Plaintiffs also argue that the purpose of the TVPA is to create a civil cause of action in federal court for the universal crimes of torture and extrajudicial killing. The congressional objective behind the TVPA, the memorandum states was to fortify human rights around the world by endowing federal courts with jurisdiction to compensate the victims of the universal crimes and to deter repetition of the despicable acts.
On the question of the Executive’s sole responsibility to represent the nation in foreign relations the memorandum states as follows:
“The Executive impertinently argues that it possesses the sole and dispositive power to immunize the Defendant Rajapaksa from civil liability under the TVPA. The Executive does not argue that Congress has conferred such extraordinary power. Neither does the Executive point to the Constitution as endowing the President with authority to decide the outcome of an Article III case. The Executive seems to argue that its draconian power is derived from some “brooding omnipresence in the sky,” to borrow from the inimitable Justice Oliver Wendell Holmes….”

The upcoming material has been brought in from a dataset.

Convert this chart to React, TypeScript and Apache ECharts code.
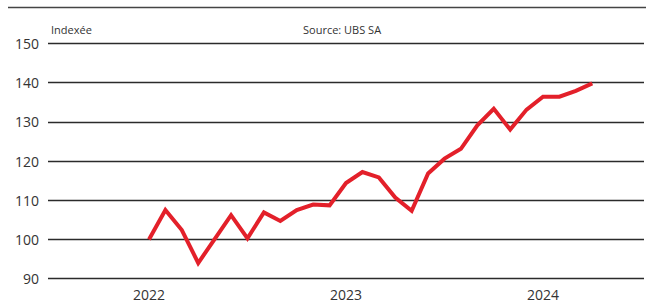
import React, { useEffect, useRef } from "react";
import * as echarts from "echarts";

const yearLabels = ["2022", "2023", "2024"];
const yearPositions = [0, 12, 24];
const monthIndex = [0, 1, 2, 3, 4, 5, 6, 7, 8, 9, 10, 11, 12, 13, 14, 15, 16, 17, 18, 19, 20, 21, 22, 23, 24, 25, 26, 27];
const indexValues = [
  100, 107.5, 102.4, 94.0, 100.1, 106.2, 100.3, 106.9, 104.7, 107.5, 108.9, 108.7,
  114.4, 117.2, 115.8, 110.7, 107.3, 116.8, 120.6, 123.1, 129.1, 133.3, 128.0, 133.1,
  136.4, 136.4, 137.9, 139.8,
];
const yTicks = [90, 100, 110, 120, 130, 140, 150];

const FONT = "'Open Sans', 'Noto Sans', sans-serif";

export default function App() {
  const ref = useRef<HTMLDivElement>(null);
  useEffect(() => {
    if (!ref.current) return;
    const chart = echarts.init(ref.current, undefined, { renderer: "svg" });
    chart.setOption({
      animation: false,
      backgroundColor: "#ffffff",
      grid: { left: 48, right: 2, top: 43.3, bottom: 24.3 },
      xAxis: {
        type: "value",
        min: -6.15,
        max: 30.15,
        axisLine: { show: false },
        axisTick: { show: false },
        splitLine: { show: false },
        axisLabel: {
          customValues: yearPositions,
          formatter: (v: number) => yearLabels[yearPositions.indexOf(v)] ?? "",
          color: "#333",
          fontSize: 14,
          fontFamily: FONT,
          margin: 9,
        },
      },
      yAxis: {
        type: "value",
        min: yTicks[0],
        max: yTicks[yTicks.length - 1],
        interval: 10,
        axisLine: { show: false },
        axisTick: { show: false },
        splitLine: { lineStyle: { color: "#2b2b2b", width: 1.3 } },
        axisLabel: { color: "#333", fontSize: 14, fontFamily: FONT, margin: 9 },
      },
      graphic: [
        { type: "line", shape: { x1: 8, y1: 7.5, x2: 646, y2: 7.5 }, style: { stroke: "#444", lineWidth: 1.5 } },
        { type: "text", x: 51, y: 29, style: { text: "Indexée", fill: "#333", fontSize: 11, fontFamily: FONT, verticalAlign: "middle" } },
        { type: "text", x: 303, y: 29, style: { text: "Source: UBS SA", fill: "#333", fontSize: 11, fontFamily: FONT, verticalAlign: "middle" } },
      ],
      series: [
        {
          type: "line",
          data: monthIndex.map((m, i) => [m, indexValues[i]]),
          showSymbol: false,
          lineStyle: { color: "#e3202a", width: 4, join: "miter" },
        },
      ],
    });
    return () => chart.dispose();
  }, []);
  return <div ref={ref} style={{ position: "absolute", left: 0, top: 0, width: 646, height: 303 }} />;
}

“The Suggestion (of immunity by the executive) states in Paragraph 1 that “the Constitution assigns to the U.S. President alone the responsibility to represent the Nation in its foreign relations.” True enough. But to represent the Nation in its foreign relations is not the power to decide what foreign policy the President shall represent. The Constitution entrusts that power to both Congress and the President….”
Earlier on January 13, the United States filed a Suggestion of Immunity in court and said in a status report it recognized the immunity of President Mahinda Rajapaksa, who is the President and sitting head of state of the Democratic Socialist Republic of Sri Lanka.

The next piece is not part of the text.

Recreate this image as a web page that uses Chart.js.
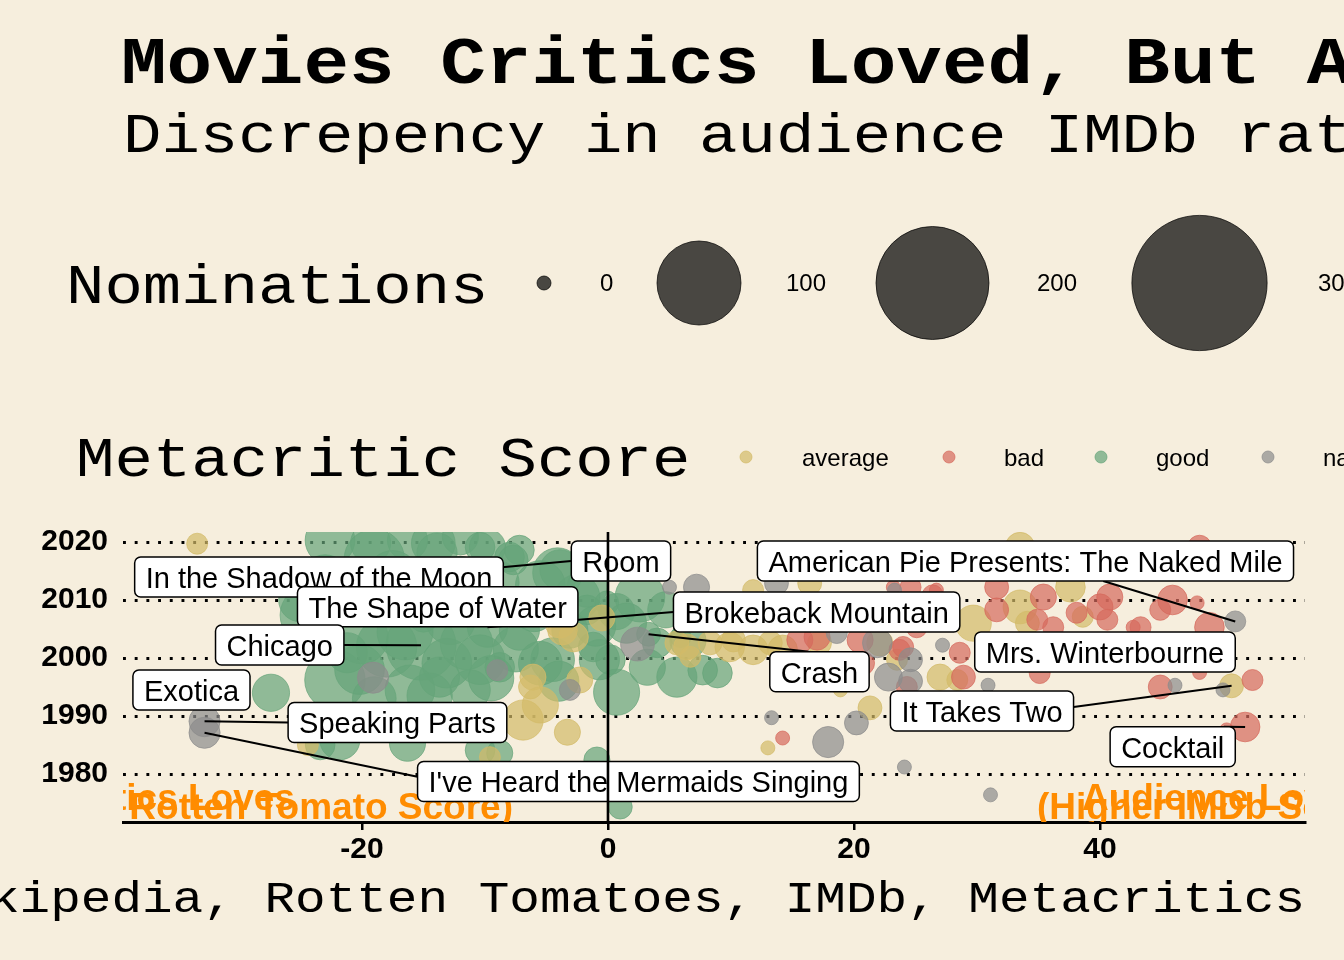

The report also stated that the United States believed that its determination regarding President Rajapaksa’s immunity is dispositive of this matter and therefore it will not address either the political question doctrine or the Act of State doctrine at this time.
The documents were filed in court following a letter to Tony West Assistant Attorney General from the legal Adviser of the U.S. Department of State Harold Hongju Koh.
The Plaintiffs in the civil suit filed in the US District Court of the District of Columbia under The Torture Victims Protection Act are seeking damages in excess of $30 million against President Rajapakse for actions allegedly occurring under his command responsibility as Head of State and Commander-in-Chief of the Armed Forces.
The complaint alleged that President Rajapakse held command responsibility for the extrajudicial killings of Ragihar Manoharan, the son of Plaintiff Dr. Kasippillai Manoharan, Premas Anandarajah, a humanitarian aid worker for Action Against Hunger, and first husband of Plaintiff Kalaiselvi Lavan, and four members of the Tevarajah family, all relatives of Plaintiff Jeyakumar Aiyathurai.